Begin with the first line of the material and write out each line exactly, ending with the line that contains "const seriesNames = ['number". Pictures are not part of the copy.
----
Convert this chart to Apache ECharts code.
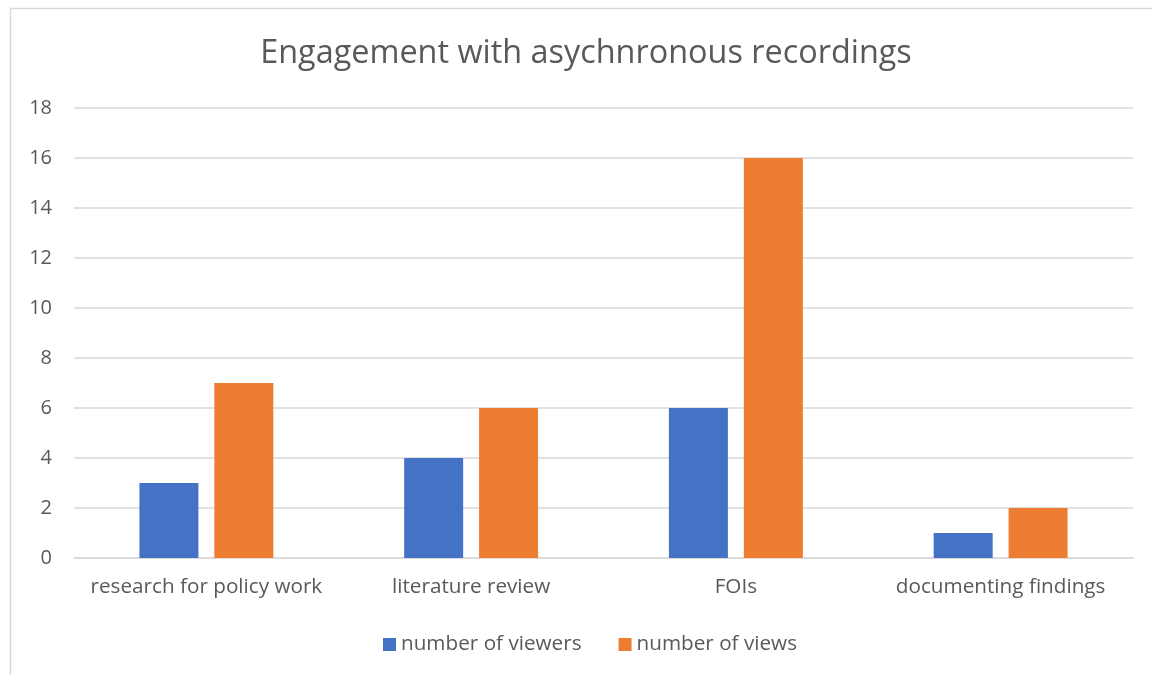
<!DOCTYPE html>
<html>
<head>
<meta charset="utf-8">
<script src="https://cdn.jsdelivr.net/npm/echarts@6/dist/echarts.min.js"></script>
<style>
html,body{margin:0;padding:0;background:#fff;}
#c{width:1152px;height:675px;}
</style>
</head>
<body>
<div id="c"></div>
<script>
const categories = ['research for policy work', 'literature review', 'FOIs', 'documenting findings'];
const viewers = [3, 4, 6, 1];
const views = [7, 6, 16, 2];
const seriesNames = ['number of viewers', 'number of views'];

const chart = echarts.init(document.getElementById('c'));
const font = '"Open Sans", sans-serif';
chart.setOption({
  animation: false,
  backgroundColor: '#fff',
  graphic: [{
    type: 'rect',
    shape: {x: 10.5, y: 8.5, width: 1160, height: 700},
    style: {fill: 'none', stroke: '#d9d9d9', lineWidth: 1.5},
    silent: true
  }],
  title: {
    text: 'Engagement with asychnronous recordings',
    left: 581, top: 33, textAlign: 'center',
    textStyle: {fontFamily: font, fontSize: 32.4, fontWeight: 'normal', color: '#595959'}
  },
  legend: {
    data: seriesNames,
    left: 378, top: 629,
    itemWidth: 13, itemHeight: 13, itemGap: 37,
    icon: 'rect',
    textStyle: {fontFamily: font, fontSize: 20.7, color: '#595959', padding: [0,0,0,0]}
  },
  grid: {left: 74, right: 19, top: 108, bottom: 117},
  xAxis: {
    type: 'category', data: categories,
    axisLine: {lineStyle: {color: '#d9d9d9', width: 1.5}},
    axisTick: {show: false},
    axisLabel: {fontFamily: font, fontSize: 20.7, color: '#595959', margin: 19, interval: 0}
  },
  yAxis: {
    type: 'value', min: 0, max: 18, interval: 2,
    axisLine: {show: false}, axisTick: {show: false},
    splitLine: {lineStyle: {color: '#d9d9d9', width: 1.5}},
    axisLabel: {fontFamily: font, fontSize: 20, color: '#595959', margin: 22}
  },
  series: [
    {name: seriesNames[0], type: 'bar', data: viewers, barWidth: 59, barGap: '27%', itemStyle: {color: '#4472c4'}},
    {name: seriesNames[1], type: 'bar', data: views, barWidth: 59, barGap: '27%', itemStyle: {color: '#ed7d31'}}
  ]
});
</script>
</body>
</html>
----
*Response for this exercise*:
Convert this chart to Apache ECharts code.
<!DOCTYPE html>
<html>
<head>
<meta charset="utf-8">
<script src="https://cdn.jsdelivr.net/npm/echarts@6/dist/echarts.min.js"></script>
<style>
html,body{margin:0;padding:0;background:#fff;}
#c{width:1152px;height:675px;}
</style>
</head>
<body>
<div id="c"></div>
<script>
const categories = ['research for policy work', 'literature review', 'FOIs', 'documenting findings'];
const viewers = [3, 4, 6, 1];
const views = [7, 6, 16, 2];
const seriesNames = ['number of viewers', 'number of views'];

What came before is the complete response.